Kitab maulid yang dibaca juga berbeda-beda, misalnya disatu daerah ada yang menggunakan maulid ad-Dziba’i karya Syaikh Abdurrahman ad-Dziba’ dan di daerah lain menggunakan kitab Maulid al-Barzanji karya Syaikh Ja’far Muhammad al-Barzanji. Perbedaan mengenai perayaan ini tidak menyebabkan perpecahan, sedangkan yang membuat masalah adalah kelompok yang belum clear dengan adanya perayaan maulid.

Dalam hal ini, KH. Bahauddin Nur Salim atau lebih akrab disapa dengan Gus Baha’ mendudukan persoalan kelompok yang masih membid’ahkan dan mengharamkan perayaan maulidan. Menurut Gus Baha’ membaca maulid itu tidak hanya mempersoalkan lagu dan pembawaanya saja melainkan ada faktor sejarah yang perlu difahami dan diresapi oleh orang muslim. Selain sejarah yang harus difahami juga sebagai energi untuk membangkitkan kecintaan umat Islam terhadap Nabinya.

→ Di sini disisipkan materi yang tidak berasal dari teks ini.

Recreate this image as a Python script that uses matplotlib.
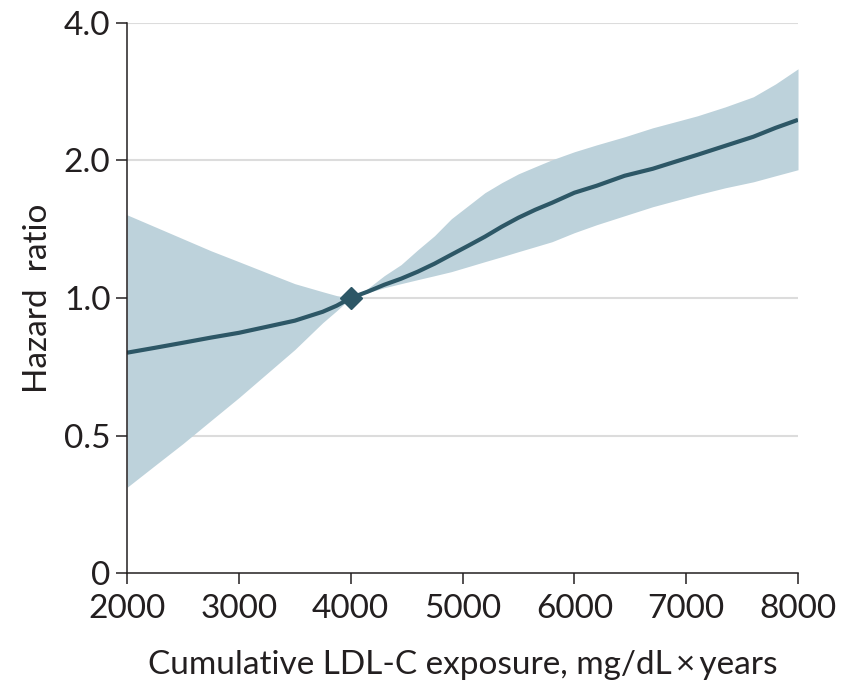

Gus Baha’ menceritakan, pada masa perebutan wilayah di Palestina yang dipimpin oleh Shalahuddin al-Ayyubi, umat Islam mengalami keterpurukan yang luar biasa dan kehilangan semangatnya. Sementara tentara Romawi sudah menguasai seluruh sudut kota. Kemudian Shalahuddin al-Ayyubi tidak kehabisan cara untuk memompa semangat perajurit muslim yang mulai kendor. Ia memulai dengan membacakan riwayat perjuangan Nabi Muhamad saw. Mulai dari nasabnya yang mulia hingga perjuangannya penuh dengan lika-liku; dicaci maki, diusir, namun dengan penuh kesabarannya akhirnya dakwah Islam tersebar hingga hari ini.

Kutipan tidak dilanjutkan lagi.